▶ **Instructions for the task**: Write out the material exactly, without any of its pictures.

▶ **Source excerpt**:
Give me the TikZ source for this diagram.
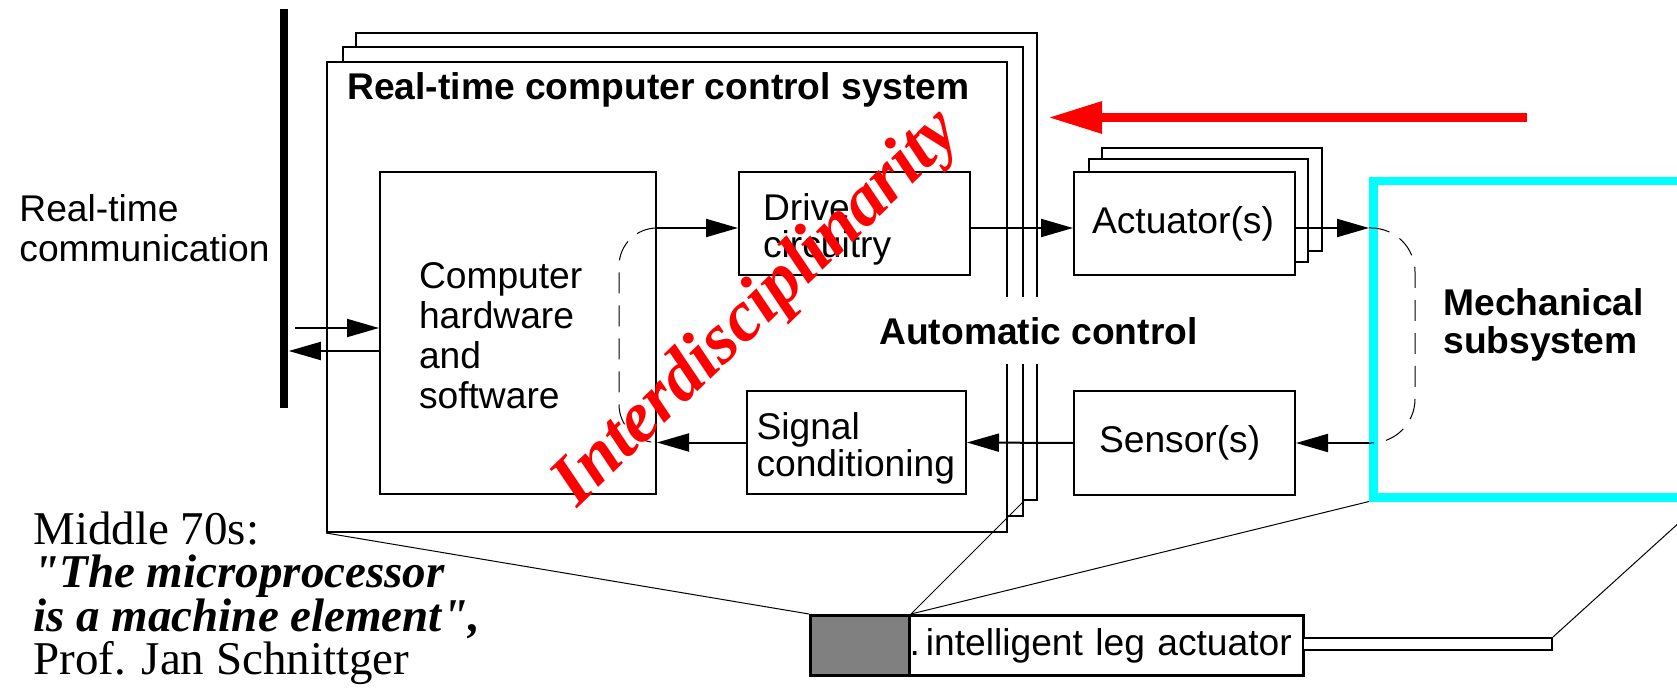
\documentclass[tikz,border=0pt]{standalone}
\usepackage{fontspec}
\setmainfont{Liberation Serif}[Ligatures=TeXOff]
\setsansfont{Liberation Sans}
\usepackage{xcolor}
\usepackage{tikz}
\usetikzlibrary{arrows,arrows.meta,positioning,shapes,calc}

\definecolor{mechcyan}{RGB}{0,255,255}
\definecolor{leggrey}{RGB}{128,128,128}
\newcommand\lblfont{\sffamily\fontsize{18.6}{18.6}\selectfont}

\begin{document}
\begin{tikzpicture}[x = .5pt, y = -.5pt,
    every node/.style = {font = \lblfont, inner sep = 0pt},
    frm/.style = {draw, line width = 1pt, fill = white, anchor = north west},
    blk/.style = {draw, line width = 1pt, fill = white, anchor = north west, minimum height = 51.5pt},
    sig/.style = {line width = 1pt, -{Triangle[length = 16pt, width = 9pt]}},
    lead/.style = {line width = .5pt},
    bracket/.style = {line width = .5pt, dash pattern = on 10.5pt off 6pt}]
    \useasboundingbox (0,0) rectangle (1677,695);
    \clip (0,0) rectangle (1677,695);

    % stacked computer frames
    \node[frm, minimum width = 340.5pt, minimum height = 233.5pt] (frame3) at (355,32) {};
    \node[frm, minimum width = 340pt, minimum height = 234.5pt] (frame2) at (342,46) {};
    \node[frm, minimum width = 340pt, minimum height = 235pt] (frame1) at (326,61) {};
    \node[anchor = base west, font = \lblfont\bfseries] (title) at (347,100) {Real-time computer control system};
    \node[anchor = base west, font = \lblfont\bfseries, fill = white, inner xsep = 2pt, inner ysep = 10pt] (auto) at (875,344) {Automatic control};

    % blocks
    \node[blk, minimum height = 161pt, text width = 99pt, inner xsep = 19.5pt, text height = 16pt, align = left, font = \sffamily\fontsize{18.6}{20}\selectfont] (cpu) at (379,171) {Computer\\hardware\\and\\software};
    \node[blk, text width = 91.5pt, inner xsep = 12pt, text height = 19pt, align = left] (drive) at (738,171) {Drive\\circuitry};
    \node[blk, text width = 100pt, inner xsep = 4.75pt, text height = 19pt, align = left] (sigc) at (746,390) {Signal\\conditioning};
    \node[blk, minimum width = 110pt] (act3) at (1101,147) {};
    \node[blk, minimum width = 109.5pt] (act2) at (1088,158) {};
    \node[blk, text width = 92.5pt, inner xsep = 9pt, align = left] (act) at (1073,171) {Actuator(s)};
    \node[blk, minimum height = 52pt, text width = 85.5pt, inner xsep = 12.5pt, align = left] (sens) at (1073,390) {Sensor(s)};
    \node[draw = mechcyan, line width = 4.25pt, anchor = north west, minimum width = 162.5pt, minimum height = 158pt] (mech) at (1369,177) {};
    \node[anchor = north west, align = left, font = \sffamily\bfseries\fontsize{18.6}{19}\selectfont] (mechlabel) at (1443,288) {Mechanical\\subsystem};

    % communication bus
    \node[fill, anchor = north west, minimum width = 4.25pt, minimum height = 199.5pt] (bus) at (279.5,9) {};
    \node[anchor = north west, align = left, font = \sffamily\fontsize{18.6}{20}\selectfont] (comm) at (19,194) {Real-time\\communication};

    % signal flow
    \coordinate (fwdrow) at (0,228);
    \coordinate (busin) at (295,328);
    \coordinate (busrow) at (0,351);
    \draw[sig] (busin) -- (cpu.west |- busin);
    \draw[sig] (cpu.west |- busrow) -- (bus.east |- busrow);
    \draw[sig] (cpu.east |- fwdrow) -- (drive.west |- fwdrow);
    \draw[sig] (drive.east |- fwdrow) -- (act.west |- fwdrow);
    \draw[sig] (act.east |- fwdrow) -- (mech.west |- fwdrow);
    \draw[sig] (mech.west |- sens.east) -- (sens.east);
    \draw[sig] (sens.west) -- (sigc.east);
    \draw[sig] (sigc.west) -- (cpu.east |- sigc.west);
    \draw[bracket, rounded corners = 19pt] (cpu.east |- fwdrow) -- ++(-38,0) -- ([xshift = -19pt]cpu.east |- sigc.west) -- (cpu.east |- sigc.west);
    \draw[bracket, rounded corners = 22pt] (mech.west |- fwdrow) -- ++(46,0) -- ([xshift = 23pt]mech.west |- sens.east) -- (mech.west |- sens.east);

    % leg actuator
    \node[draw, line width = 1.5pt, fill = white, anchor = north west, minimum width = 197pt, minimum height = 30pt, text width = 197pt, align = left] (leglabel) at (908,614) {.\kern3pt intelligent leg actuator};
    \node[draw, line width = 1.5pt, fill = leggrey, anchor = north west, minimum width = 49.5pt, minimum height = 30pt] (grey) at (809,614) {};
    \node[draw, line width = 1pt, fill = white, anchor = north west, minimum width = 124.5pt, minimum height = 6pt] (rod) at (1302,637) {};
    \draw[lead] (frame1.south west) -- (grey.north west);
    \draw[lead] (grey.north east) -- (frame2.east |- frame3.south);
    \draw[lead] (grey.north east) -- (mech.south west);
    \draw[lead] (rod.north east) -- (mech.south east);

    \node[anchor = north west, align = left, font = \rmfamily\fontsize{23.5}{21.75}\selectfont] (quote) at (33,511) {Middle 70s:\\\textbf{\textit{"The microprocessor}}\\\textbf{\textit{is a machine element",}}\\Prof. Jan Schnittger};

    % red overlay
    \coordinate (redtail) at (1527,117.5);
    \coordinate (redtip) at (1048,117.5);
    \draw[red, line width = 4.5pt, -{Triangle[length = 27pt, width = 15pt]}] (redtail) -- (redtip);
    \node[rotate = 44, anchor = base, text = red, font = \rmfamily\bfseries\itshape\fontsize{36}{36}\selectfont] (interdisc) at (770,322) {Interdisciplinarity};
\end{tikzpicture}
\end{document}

▶ **Exercise output**:
Give me the TikZ source for this diagram.
\documentclass[tikz,border=0pt]{standalone}
\usepackage{fontspec}
\setmainfont{Liberation Serif}[Ligatures=TeXOff]
\setsansfont{Liberation Sans}
\usepackage{xcolor}
\usepackage{tikz}
\usetikzlibrary{arrows,arrows.meta,positioning,shapes,calc}

\definecolor{mechcyan}{RGB}{0,255,255}
\definecolor{leggrey}{RGB}{128,128,128}
\newcommand\lblfont{\sffamily\fontsize{18.6}{18.6}\selectfont}

\begin{document}
\begin{tikzpicture}[x = .5pt, y = -.5pt,
    every node/.style = {font = \lblfont, inner sep = 0pt},
    frm/.style = {draw, line width = 1pt, fill = white, anchor = north west},
    blk/.style = {draw, line width = 1pt, fill = white, anchor = north west, minimum height = 51.5pt},
    sig/.style = {line width = 1pt, -{Triangle[length = 16pt, width = 9pt]}},
    lead/.style = {line width = .5pt},
    bracket/.style = {line width = .5pt, dash pattern = on 10.5pt off 6pt}]
    \useasboundingbox (0,0) rectangle (1677,695);
    \clip (0,0) rectangle (1677,695);

    % stacked computer frames
    \node[frm, minimum width = 340.5pt, minimum height = 233.5pt] (frame3) at (355,32) {};
    \node[frm, minimum width = 340pt, minimum height = 234.5pt] (frame2) at (342,46) {};
    \node[frm, minimum width = 340pt, minimum height = 235pt] (frame1) at (326,61) {};
    \node[anchor = base west, font = \lblfont\bfseries] (title) at (347,100) {Real-time computer control system};
    \node[anchor = base west, font = \lblfont\bfseries, fill = white, inner xsep = 2pt, inner ysep = 10pt] (auto) at (875,344) {Automatic control};

    % blocks
    \node[blk, minimum height = 161pt, text width = 99pt, inner xsep = 19.5pt, text height = 16pt, align = left, font = \sffamily\fontsize{18.6}{20}\selectfont] (cpu) at (379,171) {Computer\\hardware\\and\\software};
    \node[blk, text width = 91.5pt, inner xsep = 12pt, text height = 19pt, align = left] (drive) at (738,171) {Drive\\circuitry};
    \node[blk, text width = 100pt, inner xsep = 4.75pt, text height = 19pt, align = left] (sigc) at (746,390) {Signal\\conditioning};
    \node[blk, minimum width = 110pt] (act3) at (1101,147) {};
    \node[blk, minimum width = 109.5pt] (act2) at (1088,158) {};
    \node[blk, text width = 92.5pt, inner xsep = 9pt, align = left] (act) at (1073,171) {Actuator(s)};
    \node[blk, minimum height = 52pt, text width = 85.5pt, inner xsep = 12.5pt, align = left] (sens) at (1073,390) {Sensor(s)};
    \node[draw = mechcyan, line width = 4.25pt, anchor = north west, minimum width = 162.5pt, minimum height = 158pt] (mech) at (1369,177) {};
    \node[anchor = north west, align = left, font = \sffamily\bfseries\fontsize{18.6}{19}\selectfont] (mechlabel) at (1443,288) {Mechanical\\subsystem};

    % communication bus
    \node[fill, anchor = north west, minimum width = 4.25pt, minimum height = 199.5pt] (bus) at (279.5,9) {};
    \node[anchor = north west, align = left, font = \sffamily\fontsize{18.6}{20}\selectfont] (comm) at (19,194) {Real-time\\communication};

    % signal flow
    \coordinate (fwdrow) at (0,228);
    \coordinate (busin) at (295,328);
    \coordinate (busrow) at (0,351);
    \draw[sig] (busin) -- (cpu.west |- busin);
    \draw[sig] (cpu.west |- busrow) -- (bus.east |- busrow);
    \draw[sig] (cpu.east |- fwdrow) -- (drive.west |- fwdrow);
    \draw[sig] (drive.east |- fwdrow) -- (act.west |- fwdrow);
    \draw[sig] (act.east |- fwdrow) -- (mech.west |- fwdrow);
    \draw[sig] (mech.west |- sens.east) -- (sens.east);
    \draw[sig] (sens.west) -- (sigc.east);
    \draw[sig] (sigc.west) -- (cpu.east |- sigc.west);
    \draw[bracket, rounded corners = 19pt] (cpu.east |- fwdrow) -- ++(-38,0) -- ([xshift = -19pt]cpu.east |- sigc.west) -- (cpu.east |- sigc.west);
    \draw[bracket, rounded corners = 22pt] (mech.west |- fwdrow) -- ++(46,0) -- ([xshift = 23pt]mech.west |- sens.east) -- (mech.west |- sens.east);

    % leg actuator
    \node[draw, line width = 1.5pt, fill = white, anchor = north west, minimum width = 197pt, minimum height = 30pt, text width = 197pt, align = left] (leglabel) at (908,614) {.\kern3pt intelligent leg actuator};
    \node[draw, line width = 1.5pt, fill = leggrey, anchor = north west, minimum width = 49.5pt, minimum height = 30pt] (grey) at (809,614) {};
    \node[draw, line width = 1pt, fill = white, anchor = north west, minimum width = 124.5pt, minimum height = 6pt] (rod) at (1302,637) {};
    \draw[lead] (frame1.south west) -- (grey.north west);
    \draw[lead] (grey.north east) -- (frame2.east |- frame3.south);
    \draw[lead] (grey.north east) -- (mech.south west);
    \draw[lead] (rod.north east) -- (mech.south east);

    \node[anchor = north west, align = left, font = \rmfamily\fontsize{23.5}{21.75}\selectfont] (quote) at (33,511) {Middle 70s:\\\textbf{\textit{"The microprocessor}}\\\textbf{\textit{is a machine element",}}\\Prof. Jan Schnittger};

    % red overlay
    \coordinate (redtail) at (1527,117.5);
    \coordinate (redtip) at (1048,117.5);
    \draw[red, line width = 4.5pt, -{Triangle[length = 27pt, width = 15pt]}] (redtail) -- (redtip);
    \node[rotate = 44, anchor = base, text = red, font = \rmfamily\bfseries\itshape\fontsize{36}{36}\selectfont] (interdisc) at (770,322) {Interdisciplinarity};
\end{tikzpicture}
\end{document}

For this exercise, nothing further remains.